You can sense the inner transformation.
You no longer get triggered by the same circumstances. You begin to let go of the inner judgment, shame, or guilt. You forgive yourself.
Maybe you even begin to see your parents in a new light and forgive them for their shortcomings.
Bravo!!
What next?
Now, you might feel hyper-aware of everything.
You might become a snobbish, Hermoine-like creature who knows-it-all. You are quick to judge and see through people why they react in a volatile way. Maybe you even show the audacity to fix them but end up getting frustrated as it does not work that way.
Some might even judge themselves at this point for still doing the same things despite all the inner work and so-called healing.
You go back and forth in this cycle of awareness, judgment, and personal healing for some time.
Maybe, you pass through this stage too.
You now recognize that everyone here is on their journey to learn their lessons. Nobody is superior or inferior. You learn to draw boundaries to protect your energy. You become a screen, not a sponge for the emotions of others.
You begin to feel universal love, kindness, and self-compassion towards everyone, most importantly yourself.
There are no mistakes. There is only unconditional acceptance and non-judgemental awareness.
What next after this?
How do you show up in the world after this inner transformation?
Is it all inner or does it impact your outer life too?
After all, you still exist in a physical world with a physical body with family duties and bills to pay and work to do.
Is there any difference in how you show up in the world with this renewed sense of self?
More importantly, what are the consequences of this inner transformation?

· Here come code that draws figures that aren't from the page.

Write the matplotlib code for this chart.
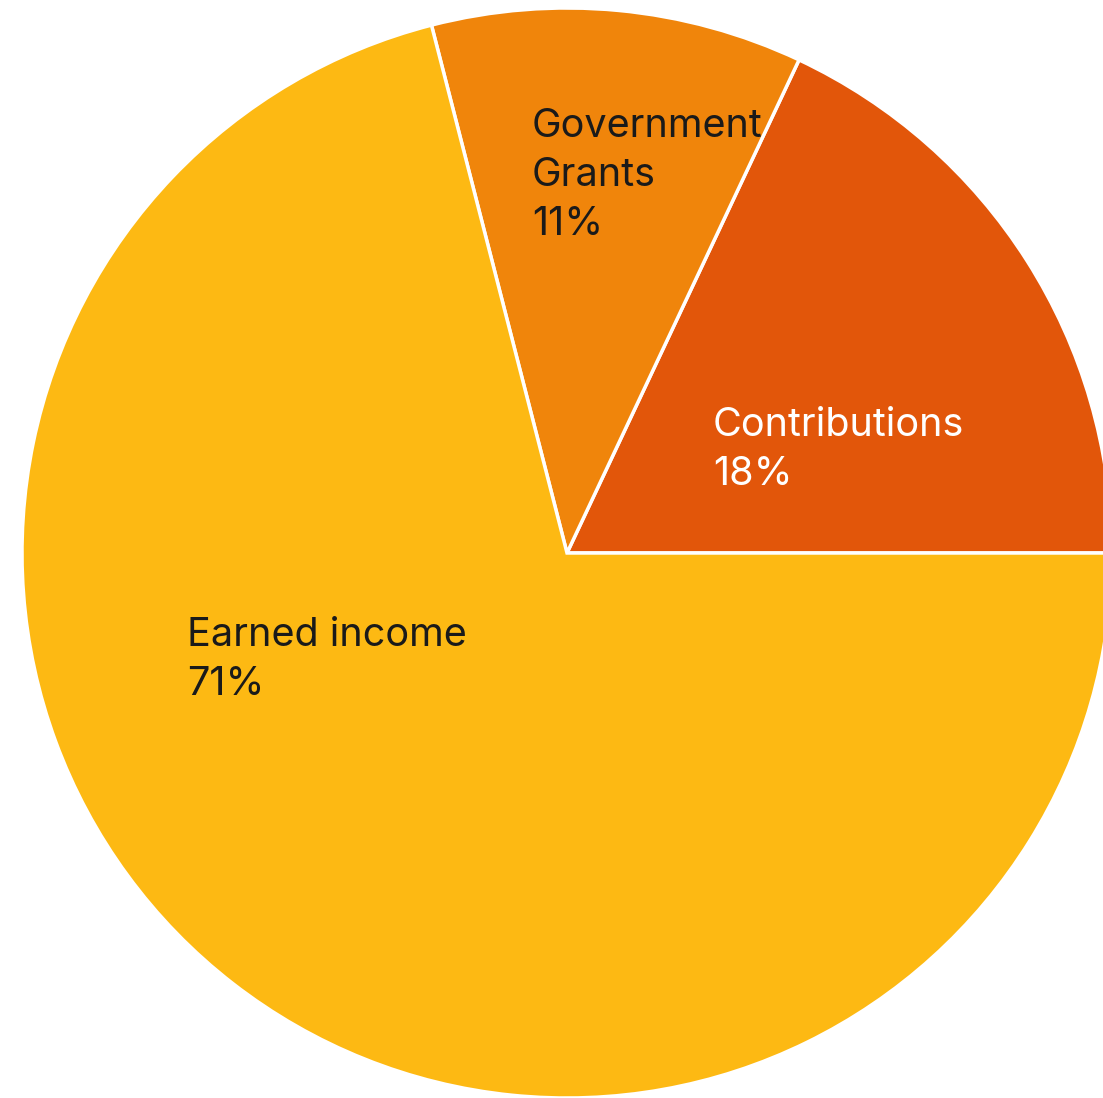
import matplotlib
matplotlib.use("Agg")
from matplotlib import pyplot as plt

# revenue sources, drawn counterclockwise from 3 o'clock
sources = ["Contributions", "Government\nGrants", "Earned income"]
shares = [18, 11, 71]
colors = ["#E2560A", "#F0850B", "#FDB913"]
text_colors = ["white", "#1a1a1a", "#1a1a1a"]

W, H = 1103, 1098
fig = plt.figure(figsize=(W / 100, H / 100), dpi=100)
ax = fig.add_axes([0, 0, 1, 1])

cx, cy, r = 567, H - 553, 545
ax.pie(shares, colors=colors, startangle=0, counterclock=True,
       center=(cx, cy), radius=r, frame=True,
       wedgeprops=dict(edgecolor="white", linewidth=2.5))
ax.set_xlim(0, W)
ax.set_ylim(0, H)
ax.set_aspect("equal")
ax.axis("off")

# label anchor points (left edge, first baseline) in pixels from top-left
label_pos = [(713, 436), (532, 137), (187, 646)]
line_step = 49
for name, val, tc, (x, y) in zip(sources, shares, text_colors, label_pos):
    lines = name.split("\n") + [f"{val}%"]
    for i, line in enumerate(lines):
        ax.text(x, H - (y + i * line_step), line, color=tc, fontsize=28.5,
                family="Inter", ha="left", va="baseline")

fig.savefig("out.png", dpi=100)
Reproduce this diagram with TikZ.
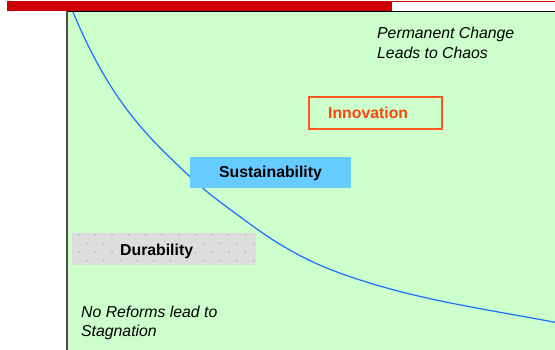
\documentclass[tikz,border=0pt]{standalone}
\usepackage{fontspec}
\setmainfont{Liberation Sans}
\begin{document}
\definecolor{barred}{HTML}{CC0000}
\definecolor{paleGreen}{HTML}{CCFFCC}
\definecolor{frameGray}{HTML}{4D4D4D}
\definecolor{curveBlue}{HTML}{1A6FFF}
\definecolor{skyBlue}{HTML}{66CCFF}
\definecolor{dotGray}{HTML}{DDDDDD}
\definecolor{dotBlue}{HTML}{A3ABC4}
\definecolor{innoRed}{HTML}{FF5522}
\definecolor{innoText}{HTML}{FF4411}
\begin{tikzpicture}[x=1pt,y=-1pt,
  txt/.style={inner sep=0pt,anchor=base west,font=\fontsize{15.8}{19}\selectfont},
  note/.style={txt,font=\fontsize{15.8}{19}\selectfont\itshape},
  label/.style={txt,font=\fontsize{15.8}{19}\selectfont\bfseries},
  box/.style={anchor=north west,inner sep=0pt,outer sep=0pt}]
\useasboundingbox (0,0) rectangle (555,350);
\fill[white] (0,0) rectangle (555,350);

% header bar
\fill[barred] (7,1.5) rectangle (392,10.7);
\draw[barred,line width=1pt] (392,1.8) -- (555,1.8);

% chart area
\fill[paleGreen] (66,12) rectangle (555,350);
\draw[black,line width=1pt] (66,12) -- (555,12);
\draw[frameGray,line width=2pt] (67,11.5) -- (67,350);

% trade-off curve
\draw[curveBlue,line width=1.2pt]
  (73,12) .. controls (112,105.6) and (151,139.6) .. (190,176.7)
          .. controls (210,195.7) and (230,209.2) .. (250,224)
          .. controls (277.7,244.5) and (305.3,260) .. (333,270.5)
          .. controls (407,298.6) and (481,308.2) .. (555,322.3);

% boxes
\node[box,fill=dotGray,minimum width=184pt,minimum height=32pt] (dur) at (72,233) {};
\foreach \r in {0,1,2,3}{
  \pgfmathsetmacro{\yy}{234.7+8.67*\r}
  \pgfmathsetmacro{\xs}{78.7+8.33*mod(\r,2)}
  \foreach \k in {0,...,10}{
    \pgfmathsetmacro{\xx}{\xs+16.67*\k}
    \ifdim\xx pt<255pt
      \fill[dotBlue] (\xx,\yy) circle (0.8pt);
    \fi
  }
}
\node[box,fill=skyBlue,minimum width=161pt,minimum height=31pt] (sus) at (190,157) {};
\node[box,draw=innoRed,line width=1.5pt,minimum width=133pt,minimum height=32pt] (inno) at (309,97) {};

% labels
\node[label,fill=dotGray,inner sep=2pt] (durT) at (118,255) {Durability};
\node[label] (susT) at (219,178) {Sustainability};
\node[label,text=innoText] (innoT) at (328,119) {Innovation};

\node[note] (chaos1) at (377,39) {Permanent Change};
\node[note] (chaos2) at (377,58.4) {Leads to Chaos};
\node[note] (stag1) at (81,317.3) {No Reforms lead to};
\node[note] (stag2) at (81,336.7) {Stagnation};
\end{tikzpicture}
\end{document}
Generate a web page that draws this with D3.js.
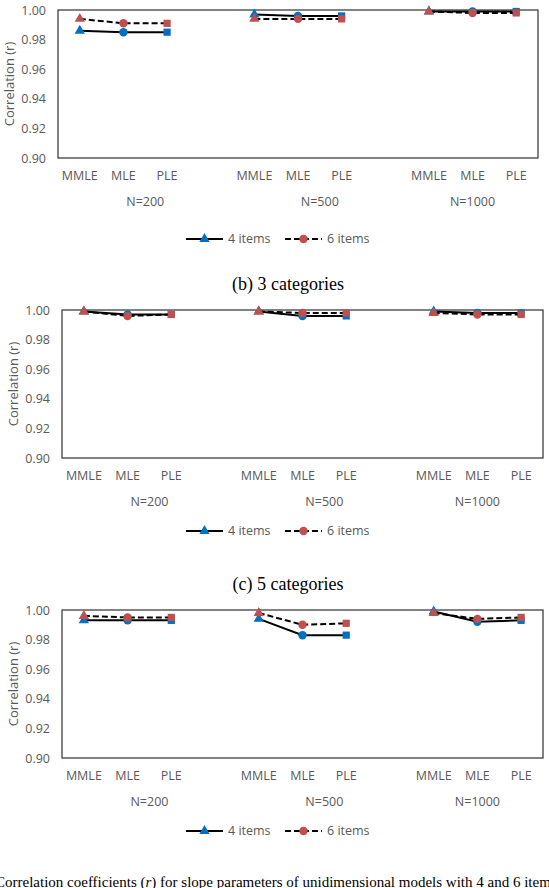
<!DOCTYPE html>
<html>
<head>
<meta charset="utf-8">
<script src="https://cdn.jsdelivr.net/npm/d3@7"></script>
<style>
  body { margin: 0; background: #fff; overflow: hidden; }
  .tick text, .cat, .grp, .leg, .ytitle { font-family: "Open Sans", sans-serif; fill: #595959; }
  .ptitle, .caption { font-family: "Liberation Serif", "Times New Roman", serif; fill: #000; }
</style>
</head>
<body>
<div id="chart"></div>
<script>
var methods = ["MMLE", "MLE", "PLE"],
	sampleSizes = ["N=200", "N=500", "N=1000"],
	seriesNames = ["4 items", "6 items"],
	yTicks = [0.90, 0.92, 0.94, 0.96, 0.98, 1.00];

// values in order N=200 (MMLE, MLE, PLE), N=500 (...), N=1000 (...)
var cat2_4items = [0.986, 0.985, 0.985, 0.997, 0.996, 0.996, 0.999, 0.999, 0.999],
	cat2_6items = [0.994, 0.991, 0.991, 0.994, 0.994, 0.994, 0.999, 0.998, 0.998];
var cat3_4items = [0.999, 0.997, 0.997, 0.999, 0.996, 0.996, 0.999, 0.998, 0.998],
	cat3_6items = [0.999, 0.996, 0.997, 0.999, 0.998, 0.998, 0.998, 0.997, 0.997];
var cat5_4items = [0.993, 0.993, 0.993, 0.994, 0.983, 0.983, 0.999, 0.992, 0.993],
	cat5_6items = [0.996, 0.995, 0.995, 0.998, 0.990, 0.991, 0.998, 0.994, 0.995];

var panelTitles = ["", "(b) 3 categories", "(c) 5 categories"];
var captionText = "Correlation coefficients (r) for slope parameters of unidimensional models with 4 and 6 items";

var panels = [
	{ data: [cat2_4items, cat2_6items], top: 10, bottom: 158, left: 58, right: 538, titleY: 0, catY: 176, grpY: 202, legY: 239 },
	{ data: [cat3_4items, cat3_6items], top: 310, bottom: 458, left: 62, right: 543, titleY: 284, catY: 476, grpY: 502, legY: 531 },
	{ data: [cat5_4items, cat5_6items], top: 610, bottom: 758, left: 62, right: 543, titleY: 584, catY: 776, grpY: 802, legY: 831 }
];

var colors = ["#0070C0", "#C0504D"],
	dashes = [null, "6,3"],
	symbols = [d3.symbolTriangle, d3.symbolCircle, d3.symbolSquare],
	symbolSizes = [46, 56, 52];

var width = 549, height = 888;

// slot keys: three methods per sample size, with an empty slot between groups
var slots = [];
sampleSizes.forEach(function(g, gi) {
	methods.forEach(function(m) { slots.push(g + "|" + m); });
	if (gi < sampleSizes.length - 1) slots.push("gap" + gi);
});

var svg = d3.select("#chart").append("svg")
	.attr("width", width)
	.attr("height", height);

panels.forEach(function(p, pi) {
	var x = d3.scaleBand().domain(slots).range([p.left, p.right]);
	var y = d3.scaleLinear().domain([0.90, 1.00]).range([p.bottom, p.top]);
	var g = svg.append("g");

	if (panelTitles[pi]) {
		g.append("text")
			.attr("class", "ptitle")
			.attr("x", 288)
			.attr("y", p.titleY)
			.attr("dy", "0.35em")
			.style("font-size", "18px")
			.style("text-anchor", "middle")
			.text(panelTitles[pi]);
	}

	// y axis labels
	var yAxis = g.append("g")
		.attr("transform", "translate(" + (p.left - 12) + ",0)")
		.call(d3.axisLeft(y).tickValues(yTicks).tickFormat(d3.format(".2f")).tickSize(0).tickPadding(0));
	yAxis.select(".domain").remove();
	yAxis.selectAll("text").style("font-size", "12.5px");

	g.append("text")
		.attr("class", "ytitle")
		.attr("transform", "translate(" + (p.left - 49) + "," + ((p.top + p.bottom) / 2) + ") rotate(-90)")
		.attr("dy", "0.35em")
		.style("font-size", "13px")
		.style("text-anchor", "middle")
		.text("Correlation (r)");

	// plot border
	g.append("rect")
		.attr("x", p.left)
		.attr("y", p.top)
		.attr("width", p.right - p.left)
		.attr("height", p.bottom - p.top)
		.attr("fill", "none")
		.attr("stroke", "#404040")
		.attr("stroke-width", 1.3);

	// category labels
	g.selectAll("text.cat").data(slots.filter(function(s) { return s.indexOf("|") > 0; }))
		.enter().append("text")
		.attr("class", "cat")
		.attr("x", function(d) { return x(d) + x.bandwidth() / 2; })
		.attr("y", p.catY)
		.attr("dy", "0.35em")
		.style("font-size", "12.5px")
		.style("text-anchor", "middle")
		.text(function(d) { return d.split("|")[1]; });

	// group labels span their methods plus the following gap
	g.selectAll("text.grp").data(sampleSizes)
		.enter().append("text")
		.attr("class", "grp")
		.attr("x", function(d, i) {
			var first = x(d + "|" + methods[0]);
			var last = i < sampleSizes.length - 1 ? x("gap" + i) : x(d + "|" + methods[methods.length - 1]);
			return (first + last + x.bandwidth()) / 2;
		})
		.attr("y", p.grpY)
		.attr("dy", "0.35em")
		.style("font-size", "12.5px")
		.style("text-anchor", "middle")
		.text(function(d) { return d; });

	// series lines and markers
	p.data.forEach(function(vals, si) {
		var pts = vals.map(function(v, i) {
			var grp = sampleSizes[Math.floor(i / methods.length)], m = i % methods.length;
			return { key: grp + "|" + methods[m], m: m, grp: grp, v: v };
		});
		sampleSizes.forEach(function(grp) {
			var seg = pts.filter(function(d) { return d.grp === grp; });
			g.append("path")
				.datum(seg)
				.attr("fill", "none")
				.attr("stroke", "#000")
				.attr("stroke-width", 2)
				.attr("stroke-dasharray", dashes[si])
				.attr("d", d3.line()
					.x(function(d) { return x(d.key) + x.bandwidth() / 2; })
					.y(function(d) { return y(d.v); }));
		});
		g.selectAll("path.mk" + si).data(pts)
			.enter().append("path")
			.attr("class", "mk" + si)
			.attr("transform", function(d) { return "translate(" + (x(d.key) + x.bandwidth() / 2) + "," + y(d.v) + ")"; })
			.attr("d", function(d) { return d3.symbol().type(symbols[d.m]).size(symbolSizes[d.m])(); })
			.attr("fill", colors[si]);
	});

	// legend
	var legX = [186, 285];
	seriesNames.forEach(function(name, si) {
		var lg = g.append("g").attr("transform", "translate(" + legX[si] + "," + p.legY + ")");
		lg.append("line")
			.attr("x1", 0).attr("x2", 37)
			.attr("stroke", "#000")
			.attr("stroke-width", 2)
			.attr("stroke-dasharray", dashes[si]);
		lg.append("path")
			.attr("transform", "translate(18.5,0)")
			.attr("d", d3.symbol().type(symbols[si]).size(symbolSizes[si])())
			.attr("fill", colors[si]);
		lg.append("text")
			.attr("class", "leg")
			.attr("x", 42)
			.attr("dy", "0.35em")
			.style("font-size", "12.5px")
			.text(name);
	});
});

// caption, with r in italics
var cap = svg.append("text")
	.attr("class", "caption")
	.attr("x", -5)
	.attr("y", 882)
	.attr("dy", "0.35em")
	.style("font-size", "15px");
var parts = captionText.split("(r)");
cap.append("tspan").text(parts[0] + "(");
cap.append("tspan").style("font-style", "italic").text("r");
cap.append("tspan").text(")" + parts[1]);
</script>
</body>
</html>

Does your older life necessarily fall apart, as many others experience after their transformation?
Honestly, I do not know the answer yet.
But deep down in my heart, I do sense some shift that began a couple of years ago.
I feel I am in between cycles, resting and relaxing preparing for the next stage.
I am looking for ways to show up in the world with a sense of deep okayness and radical authenticity.
Recently, I came to know that this is called integration in spiritual circles. A way of being that feels aligned with your inner, true self.
I don’t know what that would look like for my life.
For now, it only reminds me of this line from Zen:
“Before enlightenment, chop wood, carry water. After enlightenment, chop wood, carry water.”